Determining differentially expressed genes (DEGs) between biological samples is the key to understand how genotype gives rise to phenotype. RNA-seq and microarray are two main technologies for profiling gene expression levels. However, considerable discrepancy has been found between DEGs detected using the two technologies. Integration data across these two platforms has the potential to improve the power and reliability of DEG detection.
Researchers at Penn State University have developed a rank-based semi-parametric model to determine DEGs using information across different sources and apply it to the integration of RNA-seq and microarray data. By incorporating both the significance of differential expression and the consistency across platforms, our method effectively detects DEGs with moderate but consistent signals. The researchers demonstrate the effectiveness of thier method using simulation studies, MAQC/SEQC data and a synthetic microRNA dataset.
Comparison of discriminative power in the real data-based simulation study
Figures show the percentage of correct and incorrect calls at various thresholds for six simulation settings. a. 20 % genes are up-regulated and 20 % genes are down-regulated. Both platforms have high data quality. b. 20 % genes are up-regulated and 20 % genes are down-regulated. One platform has high data quality and the other platform has low data quality. c. 20 % genes are up-regulated and 20 % genes are down-regulated. Both platforms have low data quality. d. 10 % genes are up-regulated and 30 % genes are down-regulated.
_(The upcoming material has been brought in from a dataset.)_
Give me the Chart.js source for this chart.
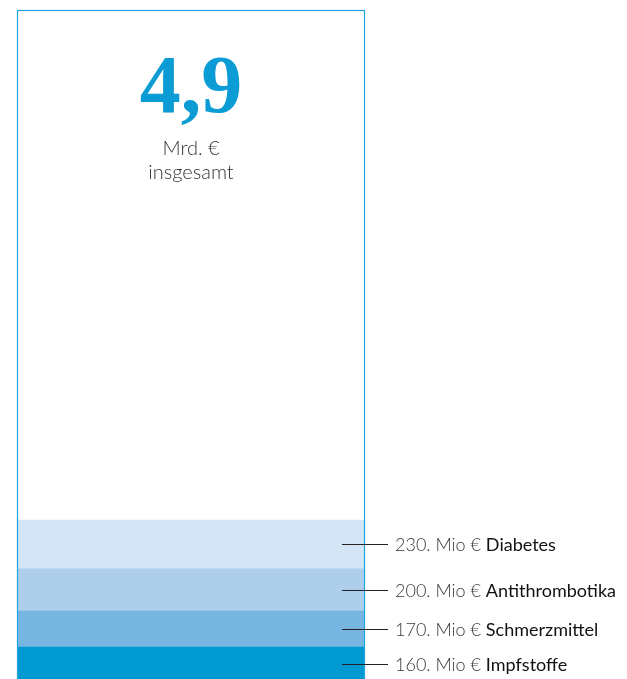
<!DOCTYPE html>
<html>
<head>
<meta charset="utf-8">
<script src="https://cdn.jsdelivr.net/npm/chart.js@4"></script>
<style>
  html, body { margin: 0; padding: 0; background: #fff; overflow: hidden; }
  #wrap { width: 627px; height: 681px; }
</style>
</head>
<body>
<div id="wrap"><canvas id="chart"></canvas></div>
<script>
// Daten
const categories = ['Impfstoffe', 'Schmerzmittel', 'Antithrombotika', 'Diabetes'];
const values = [160, 170, 200, 230]; // Mio €
const colors = ['#0099d2', '#77b6e0', '#aecfec', '#d4e5f5'];
const totalText = '4,9';
const totalUnit = ['Mrd. €', 'insgesamt'];
const axisMax = 3170;

// Rahmen und Beschriftungen
const decoPlugin = {
    id: 'deco',
    afterDatasetsDraw(chart) {
        const ctx = chart.ctx;
        const area = chart.chartArea;
        const y = chart.scales.y;
        ctx.save();
        ctx.strokeStyle = '#1ea5de';
        ctx.lineWidth = 1.2;
        ctx.strokeRect(area.left + 0.5, area.top + 0.5, area.right - area.left - 1, area.bottom - area.top + 5);

        const cx = (area.left + area.right) / 2;
        ctx.textAlign = 'center';
        ctx.textBaseline = 'alphabetic';
        ctx.fillStyle = '#0b9bd5';
        ctx.font = 'bold 82px "Liberation Serif"';
        ctx.fillText(totalText, cx, 112);
        ctx.fillStyle = '#333';
        ctx.font = '300 20px Lato';
        ctx.fillText(totalUnit[0], cx, 155);
        ctx.fillText(totalUnit[1], cx, 179);

        let base = 0;
        values.forEach((v, i) => {
            const yc = (y.getPixelForValue(base) + y.getPixelForValue(base + v)) / 2;
            base += v;
            ctx.strokeStyle = '#222';
            ctx.lineWidth = 1;
            ctx.beginPath();
            ctx.moveTo(342, Math.round(yc) + 0.5);
            ctx.lineTo(388, Math.round(yc) + 0.5);
            ctx.stroke();
            ctx.textAlign = 'left';
            ctx.textBaseline = 'middle';
            ctx.font = '300 18px Lato';
            ctx.fillStyle = '#3a3a3a';
            const first = v + '. Mio € ';
            ctx.fillText(first, 395, yc + 1);
            const w = ctx.measureText(first).width;
            ctx.font = '18px Lato';
            ctx.fillStyle = '#111';
            ctx.fillText(categories[i], 395 + w, yc + 1);
        });
        ctx.restore();
    }
};

new Chart(document.getElementById('chart'), {
    type: 'bar',
    data: {
        labels: [''],
        datasets: categories.map((c, i) => ({
            label: c,
            data: [values[i]],
            backgroundColor: colors[i],
            borderWidth: 0,
            categoryPercentage: 1,
            barPercentage: 1
        }))
    },
    options: {
        responsive: true,
        maintainAspectRatio: false,
        animation: false,
        layout: { padding: { left: 17, right: 262, top: 10, bottom: 0 } },
        plugins: { legend: { display: false }, tooltip: { enabled: false } },
        scales: {
            x: { stacked: true, display: false },
            y: { stacked: true, display: false, min: 0, max: axisMax }
        }
    },
    plugins: [decoPlugin]
});
</script>
</body>
</html>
Both platforms have high data quality. e. 10 % genes are up-regulated and 30 % genes are down-regulated. One platform has high data quality and the other platform has low data quality. f. 10 % genes are up-regulated and 30 % genes are down-regulated. Both platforms have low data quality
This integration method is not only robust to noise and heterogeneity in the data, but also adaptive to the structure of data. In simulations and real data studies, this approach shows a higher discriminate power and identifies more biologically relevant DEGs than eBayes, DEseq and some commonly used meta-analysis methods.